Directive: Copy exactly, please, the lines of the data from its start through the line containing "const fitIntercept = -0.004;".

:::

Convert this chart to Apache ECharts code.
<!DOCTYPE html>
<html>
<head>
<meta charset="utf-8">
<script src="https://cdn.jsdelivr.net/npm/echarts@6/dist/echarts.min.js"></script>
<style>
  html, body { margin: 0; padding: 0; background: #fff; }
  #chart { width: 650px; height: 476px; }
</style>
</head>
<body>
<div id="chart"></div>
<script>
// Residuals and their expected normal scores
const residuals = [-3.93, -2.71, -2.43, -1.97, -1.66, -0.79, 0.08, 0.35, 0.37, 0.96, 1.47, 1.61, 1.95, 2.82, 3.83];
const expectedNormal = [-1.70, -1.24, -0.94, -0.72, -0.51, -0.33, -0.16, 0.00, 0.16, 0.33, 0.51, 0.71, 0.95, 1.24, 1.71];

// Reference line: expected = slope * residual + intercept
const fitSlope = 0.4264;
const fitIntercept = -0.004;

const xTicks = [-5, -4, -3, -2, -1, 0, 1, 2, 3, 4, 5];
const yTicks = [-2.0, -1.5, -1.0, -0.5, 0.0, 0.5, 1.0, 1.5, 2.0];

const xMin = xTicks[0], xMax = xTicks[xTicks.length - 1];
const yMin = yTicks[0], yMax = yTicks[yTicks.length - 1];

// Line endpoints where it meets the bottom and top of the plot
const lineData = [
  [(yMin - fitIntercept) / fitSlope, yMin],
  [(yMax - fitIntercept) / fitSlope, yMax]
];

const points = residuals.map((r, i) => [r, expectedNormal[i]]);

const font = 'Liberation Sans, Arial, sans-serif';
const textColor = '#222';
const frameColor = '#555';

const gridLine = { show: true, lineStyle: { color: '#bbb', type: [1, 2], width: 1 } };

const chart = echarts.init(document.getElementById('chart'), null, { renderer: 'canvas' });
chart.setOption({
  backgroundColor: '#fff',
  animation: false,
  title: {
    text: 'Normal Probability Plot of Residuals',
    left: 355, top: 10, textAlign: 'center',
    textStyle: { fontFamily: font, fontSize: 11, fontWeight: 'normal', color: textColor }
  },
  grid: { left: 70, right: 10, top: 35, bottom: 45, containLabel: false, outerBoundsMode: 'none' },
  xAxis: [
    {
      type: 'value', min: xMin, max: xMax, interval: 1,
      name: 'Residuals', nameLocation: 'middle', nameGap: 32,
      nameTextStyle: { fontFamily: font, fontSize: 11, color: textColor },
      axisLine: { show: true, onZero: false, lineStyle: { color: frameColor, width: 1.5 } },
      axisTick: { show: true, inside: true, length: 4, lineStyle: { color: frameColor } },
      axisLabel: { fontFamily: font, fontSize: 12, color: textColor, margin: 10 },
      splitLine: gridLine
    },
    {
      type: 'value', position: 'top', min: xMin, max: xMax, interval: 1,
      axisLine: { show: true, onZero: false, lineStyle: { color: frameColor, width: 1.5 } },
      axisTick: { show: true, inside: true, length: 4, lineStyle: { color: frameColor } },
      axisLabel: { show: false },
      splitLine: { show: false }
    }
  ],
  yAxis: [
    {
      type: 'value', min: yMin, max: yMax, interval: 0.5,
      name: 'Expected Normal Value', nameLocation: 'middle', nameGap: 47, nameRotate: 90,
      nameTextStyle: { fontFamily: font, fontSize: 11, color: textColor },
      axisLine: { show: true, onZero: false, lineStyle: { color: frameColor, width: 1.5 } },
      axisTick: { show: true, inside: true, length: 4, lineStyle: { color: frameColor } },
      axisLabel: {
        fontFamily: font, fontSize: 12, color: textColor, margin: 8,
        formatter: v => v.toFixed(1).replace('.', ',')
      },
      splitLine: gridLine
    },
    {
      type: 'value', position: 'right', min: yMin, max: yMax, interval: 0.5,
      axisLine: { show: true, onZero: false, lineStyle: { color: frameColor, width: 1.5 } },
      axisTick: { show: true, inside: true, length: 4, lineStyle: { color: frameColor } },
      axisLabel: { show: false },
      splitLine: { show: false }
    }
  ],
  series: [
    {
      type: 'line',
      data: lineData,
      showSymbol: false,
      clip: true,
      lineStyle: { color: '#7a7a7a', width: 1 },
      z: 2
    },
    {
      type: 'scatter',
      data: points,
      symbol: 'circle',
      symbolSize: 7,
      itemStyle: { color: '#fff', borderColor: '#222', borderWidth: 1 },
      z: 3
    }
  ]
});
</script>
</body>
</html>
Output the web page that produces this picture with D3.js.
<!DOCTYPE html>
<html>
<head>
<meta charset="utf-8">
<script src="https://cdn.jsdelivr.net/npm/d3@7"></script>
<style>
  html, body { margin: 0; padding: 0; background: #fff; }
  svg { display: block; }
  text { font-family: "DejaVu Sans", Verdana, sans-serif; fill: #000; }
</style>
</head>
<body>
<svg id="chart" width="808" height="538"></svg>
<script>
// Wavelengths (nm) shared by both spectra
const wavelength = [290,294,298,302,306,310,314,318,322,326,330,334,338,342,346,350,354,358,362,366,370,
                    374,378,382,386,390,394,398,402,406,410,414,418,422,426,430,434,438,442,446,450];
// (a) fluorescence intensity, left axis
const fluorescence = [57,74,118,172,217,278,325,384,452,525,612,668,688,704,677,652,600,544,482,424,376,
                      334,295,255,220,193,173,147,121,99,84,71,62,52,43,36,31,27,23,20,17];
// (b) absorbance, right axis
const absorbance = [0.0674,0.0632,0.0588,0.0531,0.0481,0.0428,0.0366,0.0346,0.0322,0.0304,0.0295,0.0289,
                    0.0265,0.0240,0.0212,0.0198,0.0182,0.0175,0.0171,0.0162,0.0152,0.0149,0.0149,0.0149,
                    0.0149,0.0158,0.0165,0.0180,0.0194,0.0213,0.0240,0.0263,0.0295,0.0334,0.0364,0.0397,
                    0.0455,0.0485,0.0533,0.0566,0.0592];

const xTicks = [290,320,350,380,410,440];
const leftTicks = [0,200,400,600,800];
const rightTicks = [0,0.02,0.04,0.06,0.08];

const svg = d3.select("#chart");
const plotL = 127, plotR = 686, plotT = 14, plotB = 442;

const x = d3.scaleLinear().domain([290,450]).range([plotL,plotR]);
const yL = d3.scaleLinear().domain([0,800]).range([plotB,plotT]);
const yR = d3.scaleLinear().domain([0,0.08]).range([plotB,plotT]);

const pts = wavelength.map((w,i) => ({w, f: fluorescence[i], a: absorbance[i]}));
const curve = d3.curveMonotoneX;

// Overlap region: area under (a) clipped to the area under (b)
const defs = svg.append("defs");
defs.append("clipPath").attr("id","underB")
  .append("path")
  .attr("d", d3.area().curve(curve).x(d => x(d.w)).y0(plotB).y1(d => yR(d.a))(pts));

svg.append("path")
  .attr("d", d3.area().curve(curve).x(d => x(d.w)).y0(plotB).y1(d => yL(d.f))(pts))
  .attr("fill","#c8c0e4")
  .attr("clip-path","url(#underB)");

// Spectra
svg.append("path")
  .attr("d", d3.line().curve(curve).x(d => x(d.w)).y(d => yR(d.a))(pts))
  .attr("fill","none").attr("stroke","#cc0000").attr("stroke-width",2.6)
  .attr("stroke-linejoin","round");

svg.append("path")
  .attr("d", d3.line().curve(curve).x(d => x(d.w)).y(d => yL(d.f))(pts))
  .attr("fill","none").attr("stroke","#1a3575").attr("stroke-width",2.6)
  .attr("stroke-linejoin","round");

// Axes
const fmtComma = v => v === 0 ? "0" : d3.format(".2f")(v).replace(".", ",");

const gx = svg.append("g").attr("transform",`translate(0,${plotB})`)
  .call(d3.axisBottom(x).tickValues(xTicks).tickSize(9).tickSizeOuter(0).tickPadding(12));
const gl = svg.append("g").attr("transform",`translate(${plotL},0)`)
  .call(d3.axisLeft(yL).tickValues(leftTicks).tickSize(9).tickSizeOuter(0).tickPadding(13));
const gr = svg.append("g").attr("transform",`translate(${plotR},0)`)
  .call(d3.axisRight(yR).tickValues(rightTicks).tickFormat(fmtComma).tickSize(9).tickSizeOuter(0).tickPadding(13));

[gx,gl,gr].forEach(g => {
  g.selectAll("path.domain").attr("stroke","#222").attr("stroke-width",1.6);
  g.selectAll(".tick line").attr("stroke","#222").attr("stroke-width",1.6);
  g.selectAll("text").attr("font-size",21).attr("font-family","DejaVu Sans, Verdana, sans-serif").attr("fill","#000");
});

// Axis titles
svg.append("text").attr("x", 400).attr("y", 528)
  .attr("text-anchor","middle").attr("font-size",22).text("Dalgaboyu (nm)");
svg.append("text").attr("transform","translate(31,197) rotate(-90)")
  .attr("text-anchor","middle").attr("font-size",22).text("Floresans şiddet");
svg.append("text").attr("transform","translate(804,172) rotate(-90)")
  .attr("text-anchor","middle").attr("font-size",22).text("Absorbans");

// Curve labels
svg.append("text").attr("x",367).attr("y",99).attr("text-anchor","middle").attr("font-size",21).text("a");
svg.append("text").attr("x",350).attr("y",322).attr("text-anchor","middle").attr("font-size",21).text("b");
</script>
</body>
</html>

:::

Solution to this problem:
Convert this chart to Apache ECharts code.
<!DOCTYPE html>
<html>
<head>
<meta charset="utf-8">
<script src="https://cdn.jsdelivr.net/npm/echarts@6/dist/echarts.min.js"></script>
<style>
  html, body { margin: 0; padding: 0; background: #fff; }
  #chart { width: 650px; height: 476px; }
</style>
</head>
<body>
<div id="chart"></div>
<script>
// Residuals and their expected normal scores
const residuals = [-3.93, -2.71, -2.43, -1.97, -1.66, -0.79, 0.08, 0.35, 0.37, 0.96, 1.47, 1.61, 1.95, 2.82, 3.83];
const expectedNormal = [-1.70, -1.24, -0.94, -0.72, -0.51, -0.33, -0.16, 0.00, 0.16, 0.33, 0.51, 0.71, 0.95, 1.24, 1.71];

// Reference line: expected = slope * residual + intercept
const fitSlope = 0.4264;
const fitIntercept = -0.004;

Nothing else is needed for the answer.